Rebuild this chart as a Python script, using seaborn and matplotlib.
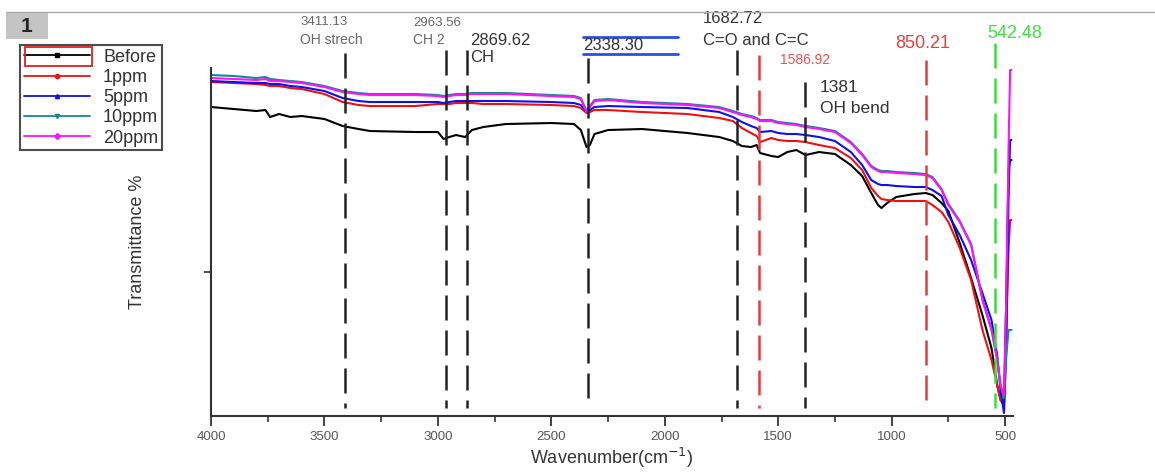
import numpy as np
import pandas as pd
import seaborn as sns
import matplotlib.pyplot as plt
from matplotlib.lines import Line2D
from matplotlib.patches import Rectangle

# wavenumber grid (cm-1)
wavenumber = [4000, 3900, 3800, 3760, 3740, 3700, 3650, 3600, 3500, 3420,
              3350, 3300, 3100, 3000, 2975, 2950, 2920, 2880, 2850, 2800,
              2700, 2500, 2400, 2370, 2345, 2330, 2310, 2250, 2100, 1900,
              1760, 1700, 1660, 1620, 1595, 1580, 1530, 1500, 1460, 1420,
              1380, 1320, 1250, 1180, 1130, 1090, 1060, 1045, 1020, 980,
              900, 850, 820, 780, 750, 700, 650, 600, 560, 535,
              520, 505, 495, 485, 478, 472]

# transmittance, arbitrary units (axis has no labels)
before = [309, 307, 305, 306, 299, 302, 299, 300, 297, 290,
          287, 285, 284, 284, 277, 279, 281, 279, 286, 289,
          292, 293, 292, 286, 269, 271, 282, 286, 287, 283,
          279, 275, 270, 269, 271, 263, 260, 259, 264, 266,
          261, 264, 262, 251, 240, 223, 211, 208, 213, 219,
          222, 223, 221, 213, 205, 173, 138, 101, 68, 31,
          16, 11, 116, 246, 256, 256]
ppm1 = [334, 333, 332, 331, 330, 330, 328, 327, 322, 314,
        311, 310, 310, 312, 312, 312, 313, 313, 313, 312,
        312, 311, 310, 308, 303, 304, 306, 306, 304, 302,
        298, 295, 288, 283, 280, 274, 278, 276, 275, 275,
        274, 271, 268, 258, 246, 228, 220, 217, 216, 215,
        215, 215, 211, 204, 194, 168, 136, 86, 56, 31,
        16, 11, 86, 166, 196, 196]
ppm5 = [335, 334, 333, 333, 332, 332, 330, 329, 325, 318,
        315, 314, 314, 314, 313, 314, 315, 315, 315, 315,
        315, 314, 313, 311, 304, 306, 309, 310, 309, 308,
        304, 299, 294, 290, 288, 284, 285, 283, 282, 282,
        281, 279, 275, 264, 251, 236, 232, 231, 231, 230,
        229, 229, 226, 220, 201, 181, 156, 123, 96, 61,
        26, 3, 66, 216, 276, 276]
ppm10 = [341, 340, 338, 339, 337, 336, 335, 334, 330, 325,
         323, 322, 322, 321, 320, 321, 322, 322, 323, 323,
         323, 321, 320, 318, 305, 310, 316, 317, 314, 312,
         309, 305, 302, 300, 298, 296, 296, 294, 293, 292,
         290, 288, 285, 274, 262, 250, 246, 245, 245, 244,
         243, 242, 239, 227, 212, 195, 172, 117, 87, 57,
         30, 18, 60, 86, 86, 86]
ppm20 = [338, 337, 336, 337, 335, 335, 334, 333, 329, 324,
         322, 321, 321, 320, 319, 320, 321, 321, 322, 322,
         322, 320, 319, 317, 304, 309, 315, 316, 313, 311,
         308, 304, 301, 299, 297, 295, 295, 293, 292, 291,
         289, 287, 284, 273, 261, 249, 245, 244, 244, 243,
         242, 241, 238, 226, 211, 194, 171, 116, 86, 56,
         31, 21, 116, 266, 346, 346]

samples = ["Before", "1ppm", "5ppm", "10ppm", "20ppm"]
colors = ["#000000", "#f01010", "#1010e8", "#138a8a", "#ff10ff"]
markers = ["s", "o", "^", "v", "D"]

# peak markers
peak_pos = [3411.13, 2963.56, 2869.62, 2338.30, 1682.72, 1586.92, 1381, 850.21, 542.48]
peak_top = [363, 366, 366, 358, 366, 361, 334, 356, 373]
peak_col = ["#222222"] * 5 + ["#e83a3a", "#222222", "#e83a3a", "#3fdc3f"]

# peak annotations: text, x (wavenumber), y, colour, size
ann_text = ["3411.13", "OH strech", "2963.56", "CH 2", "2869.62", "CH",
            "2338.30", "1682.72", "C=O and C=C", "1586.92", "850.21",
            "542.48", "1381", "OH bend"]
ann_x = [3608, 3608, 3110, 3110, 2859, 2859, 2361, 1832, 1832, 1492, 986, 580, 1316, 1316]
ann_y = [394, 376, 393, 376, 376, 359, 371, 398, 376, 356, 373, 383, 329, 308]
ann_col = ["#666666", "#666666", "#666666", "#666666", "#333333", "#333333",
           "#333333", "#333333", "#333333", "#f05050", "#e84040", "#3fe03f",
           "#333333", "#333333"]
ann_size = [9.5, 10, 9.5, 10, 12, 12, 12, 12, 12, 10, 13, 13, 12.5, 12.5]

sns.set_style("ticks")
plt.rcParams['font.family'] = ['Liberation Sans', 'DejaVu Sans']

df = pd.DataFrame({
    "wn": wavenumber * 5,
    "T": before + ppm1 + ppm5 + ppm10 + ppm20,
    "sample": [s for s in samples for _ in wavenumber],
})

fig = plt.figure(figsize=(11.55, 4.72), dpi=100)
ax = fig.add_axes([0.1827, 0.1186, 0.6944, 0.7373])

sns.lineplot(data=df, x="wn", y="T", hue="sample", hue_order=samples,
             palette=colors, estimator=None, sort=False, lw=1.5,
             legend=False, ax=ax)

ax.set_xlim(4000, 465)
ax.set_ylim(0, 348)

# dashed peak lines, drawn top-down so each starts with a dash
for x, top, c in zip(peak_pos, peak_top, peak_col):
    ax.plot([x, x], [top, 8], color=c, lw=1.8, ls=(0, (10, 4)), clip_on=False)

for t, x, y, c, s in zip(ann_text, ann_x, ann_y, ann_col, ann_size):
    ax.text(x, y, t, color=c, fontsize=s, ha="left", va="center", clip_on=False)

# blue bars above/below 2338.30
for yb in [379, 362]:
    ax.plot([2361, 1942], [yb, yb], color="#2a50e0", lw=2, clip_on=False)

ax.set_xticks(np.arange(4000, 499, -500))
ax.set_xticks(np.arange(3750, 499, -500), minor=True)
ax.set_yticks([144])
ax.set_yticklabels([])
ax.tick_params(axis="x", which="major", length=7, width=1.3, color="#333333",
               labelsize=9.5, labelcolor="#555555", pad=4)
ax.tick_params(axis="x", which="minor", length=4, width=1.2, color="#333333")
ax.tick_params(axis="y", length=5, width=1.2, color="#333333")
for side in ["top", "right"]:
    ax.spines[side].set_visible(False)
for side in ["left", "bottom"]:
    ax.spines[side].set_linewidth(1.5)
    ax.spines[side].set_color("#333333")

ax.set_xlabel("Wavenumber(cm$^{-1}$)", fontsize=13, color="#333333", labelpad=2)
ax.set_ylabel("Transmittance %", fontsize=13, color="#333333", labelpad=38)

# legend
handles = [Line2D([0], [0], color=c, lw=1.3, marker=m, markersize=3)
           for c, m in zip(colors, markers)]
leg = fig.legend(handles, samples, loc="upper left",
                 bbox_to_anchor=(20 / 1155, 1 - 45 / 472), frameon=True,
                 fancybox=False, edgecolor="#222222", fontsize=13,
                 handlelength=3.7, labelspacing=0.18, borderpad=0.2,
                 handletextpad=0.7, borderaxespad=0)
leg.get_frame().set_linewidth(1.5)
for txt in leg.get_texts():
    txt.set_color("#333333")

# red selection box around first legend entry
fig.add_artist(Rectangle((25 / 1155, 1 - 66 / 472), 67 / 1155, 19 / 472,
                         transform=fig.transFigure, fill=False,
                         edgecolor="#e02020", lw=1.3, zorder=10))

# panel label "1" and top rule
fig.add_artist(Line2D([6 / 1155, 1], [1 - 12 / 472, 1 - 12 / 472],
                      transform=fig.transFigure, color="#aaaaaa", lw=1))
fig.add_artist(Rectangle((6 / 1155, 1 - 39 / 472), 42 / 1155, 27 / 472,
                         transform=fig.transFigure, facecolor="#c4c4c4",
                         edgecolor="none"))
fig.text(27 / 1155, 1 - 26 / 472, "1", fontsize=15, fontweight="bold",
         ha="center", va="center")

fig.savefig("out.png", dpi=100)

- - -

The task:
Return only the lines from the start of the data through the line that contains "from matplotlib.patches import Rectangle", please, copying them exactly and omitting all pictures.

Answer for the task:
Rebuild this chart as a Python script, using seaborn and matplotlib.
import numpy as np
import pandas as pd
import seaborn as sns
import matplotlib.pyplot as plt
from matplotlib.lines import Line2D
from matplotlib.patches import Rectangle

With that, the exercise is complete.